## WHAT YOU SHOULD DO:
Say how many lines of the material below contain the word "chart", with no other words.

══ PROVIDED DATA

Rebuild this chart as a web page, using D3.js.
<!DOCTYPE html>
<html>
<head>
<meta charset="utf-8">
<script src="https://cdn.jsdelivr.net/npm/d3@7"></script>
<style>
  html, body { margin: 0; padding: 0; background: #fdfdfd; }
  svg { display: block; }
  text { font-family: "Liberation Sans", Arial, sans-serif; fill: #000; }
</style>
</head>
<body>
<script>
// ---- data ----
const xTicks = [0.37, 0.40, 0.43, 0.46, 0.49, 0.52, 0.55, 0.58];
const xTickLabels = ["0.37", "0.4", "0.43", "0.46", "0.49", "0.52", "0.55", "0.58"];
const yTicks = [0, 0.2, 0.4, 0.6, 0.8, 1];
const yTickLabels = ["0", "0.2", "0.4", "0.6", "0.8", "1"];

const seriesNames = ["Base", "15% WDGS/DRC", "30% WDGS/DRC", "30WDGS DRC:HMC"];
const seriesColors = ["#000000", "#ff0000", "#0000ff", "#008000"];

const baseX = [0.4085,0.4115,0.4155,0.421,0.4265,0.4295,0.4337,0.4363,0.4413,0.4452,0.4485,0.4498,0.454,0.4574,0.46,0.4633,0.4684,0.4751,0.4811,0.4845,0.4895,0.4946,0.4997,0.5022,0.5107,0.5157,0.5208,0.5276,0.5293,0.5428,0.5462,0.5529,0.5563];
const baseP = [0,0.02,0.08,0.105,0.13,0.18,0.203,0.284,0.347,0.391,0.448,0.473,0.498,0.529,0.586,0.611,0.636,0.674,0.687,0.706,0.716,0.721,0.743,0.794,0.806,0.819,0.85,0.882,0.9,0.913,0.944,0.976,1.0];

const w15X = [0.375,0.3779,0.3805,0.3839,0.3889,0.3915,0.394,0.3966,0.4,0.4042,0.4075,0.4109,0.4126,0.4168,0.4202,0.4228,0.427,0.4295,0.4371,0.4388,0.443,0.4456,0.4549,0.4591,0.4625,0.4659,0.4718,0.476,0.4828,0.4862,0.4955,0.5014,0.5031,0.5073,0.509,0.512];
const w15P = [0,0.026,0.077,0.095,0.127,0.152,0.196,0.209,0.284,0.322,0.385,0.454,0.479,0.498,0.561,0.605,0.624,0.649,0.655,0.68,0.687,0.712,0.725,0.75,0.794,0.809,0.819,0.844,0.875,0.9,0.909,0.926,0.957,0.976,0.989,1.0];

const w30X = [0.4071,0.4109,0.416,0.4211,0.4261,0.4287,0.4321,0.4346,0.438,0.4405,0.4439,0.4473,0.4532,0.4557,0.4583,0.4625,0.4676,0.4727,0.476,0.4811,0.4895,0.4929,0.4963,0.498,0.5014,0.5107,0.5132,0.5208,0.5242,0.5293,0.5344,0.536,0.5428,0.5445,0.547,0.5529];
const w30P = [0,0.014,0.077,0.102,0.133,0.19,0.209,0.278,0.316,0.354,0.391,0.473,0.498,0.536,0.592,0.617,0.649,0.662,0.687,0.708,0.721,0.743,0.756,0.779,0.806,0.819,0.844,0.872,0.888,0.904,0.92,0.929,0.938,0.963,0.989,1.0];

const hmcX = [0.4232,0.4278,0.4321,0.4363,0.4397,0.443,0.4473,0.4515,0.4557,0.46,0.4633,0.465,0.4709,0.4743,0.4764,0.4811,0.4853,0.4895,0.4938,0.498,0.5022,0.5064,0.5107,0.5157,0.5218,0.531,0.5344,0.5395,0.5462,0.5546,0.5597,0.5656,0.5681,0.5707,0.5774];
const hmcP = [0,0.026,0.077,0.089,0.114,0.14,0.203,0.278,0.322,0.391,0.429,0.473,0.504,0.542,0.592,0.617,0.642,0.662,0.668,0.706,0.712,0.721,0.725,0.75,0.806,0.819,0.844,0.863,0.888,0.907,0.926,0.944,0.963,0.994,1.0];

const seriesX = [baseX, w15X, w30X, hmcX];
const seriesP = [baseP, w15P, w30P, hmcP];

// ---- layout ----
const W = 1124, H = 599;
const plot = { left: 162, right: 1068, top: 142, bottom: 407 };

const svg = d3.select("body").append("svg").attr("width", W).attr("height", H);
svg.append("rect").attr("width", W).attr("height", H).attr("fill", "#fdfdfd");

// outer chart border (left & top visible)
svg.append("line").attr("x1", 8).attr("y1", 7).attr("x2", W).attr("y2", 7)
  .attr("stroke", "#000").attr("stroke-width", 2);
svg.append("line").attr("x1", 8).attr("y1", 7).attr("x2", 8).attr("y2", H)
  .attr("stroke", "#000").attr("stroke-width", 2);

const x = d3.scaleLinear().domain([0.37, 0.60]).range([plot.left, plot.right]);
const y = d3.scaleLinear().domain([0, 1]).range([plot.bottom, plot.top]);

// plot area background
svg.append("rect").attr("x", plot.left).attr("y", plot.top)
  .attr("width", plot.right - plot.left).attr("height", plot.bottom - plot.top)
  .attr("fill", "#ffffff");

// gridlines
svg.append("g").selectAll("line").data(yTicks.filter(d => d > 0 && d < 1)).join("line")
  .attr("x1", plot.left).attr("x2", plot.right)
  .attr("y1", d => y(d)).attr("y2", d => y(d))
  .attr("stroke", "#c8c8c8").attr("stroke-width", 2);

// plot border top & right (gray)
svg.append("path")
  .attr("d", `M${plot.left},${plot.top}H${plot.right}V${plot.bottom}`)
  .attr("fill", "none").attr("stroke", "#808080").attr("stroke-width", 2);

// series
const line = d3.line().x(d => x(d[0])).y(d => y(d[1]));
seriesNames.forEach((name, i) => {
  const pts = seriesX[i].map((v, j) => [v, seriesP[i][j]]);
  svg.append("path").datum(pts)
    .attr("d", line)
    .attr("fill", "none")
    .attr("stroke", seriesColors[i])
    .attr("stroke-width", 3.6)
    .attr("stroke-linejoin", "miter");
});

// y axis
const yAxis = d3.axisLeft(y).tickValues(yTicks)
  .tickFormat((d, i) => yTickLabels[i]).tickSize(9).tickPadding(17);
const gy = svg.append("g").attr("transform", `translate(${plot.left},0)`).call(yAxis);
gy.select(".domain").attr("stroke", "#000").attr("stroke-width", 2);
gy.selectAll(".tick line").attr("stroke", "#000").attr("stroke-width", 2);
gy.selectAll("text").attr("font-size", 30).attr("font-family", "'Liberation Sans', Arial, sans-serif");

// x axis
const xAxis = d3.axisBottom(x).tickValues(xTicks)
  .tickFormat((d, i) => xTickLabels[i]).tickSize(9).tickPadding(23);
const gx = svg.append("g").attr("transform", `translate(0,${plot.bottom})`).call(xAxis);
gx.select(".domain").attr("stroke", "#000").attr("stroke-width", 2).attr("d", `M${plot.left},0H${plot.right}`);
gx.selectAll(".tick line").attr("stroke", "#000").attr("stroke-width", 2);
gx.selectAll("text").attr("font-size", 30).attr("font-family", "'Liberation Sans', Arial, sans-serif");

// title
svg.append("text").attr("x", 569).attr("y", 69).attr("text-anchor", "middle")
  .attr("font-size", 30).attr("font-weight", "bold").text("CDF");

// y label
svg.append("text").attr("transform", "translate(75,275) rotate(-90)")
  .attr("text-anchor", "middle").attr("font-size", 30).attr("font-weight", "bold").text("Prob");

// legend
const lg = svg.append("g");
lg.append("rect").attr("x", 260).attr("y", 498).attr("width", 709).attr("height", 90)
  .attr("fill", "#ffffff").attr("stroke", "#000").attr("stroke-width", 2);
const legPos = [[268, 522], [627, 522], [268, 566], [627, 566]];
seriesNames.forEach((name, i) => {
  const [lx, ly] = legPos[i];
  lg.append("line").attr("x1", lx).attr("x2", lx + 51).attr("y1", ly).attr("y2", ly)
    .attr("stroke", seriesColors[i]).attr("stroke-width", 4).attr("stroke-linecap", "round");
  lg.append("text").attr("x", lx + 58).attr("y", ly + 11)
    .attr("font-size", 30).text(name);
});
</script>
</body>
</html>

════

## EXERCISE RESULT:
2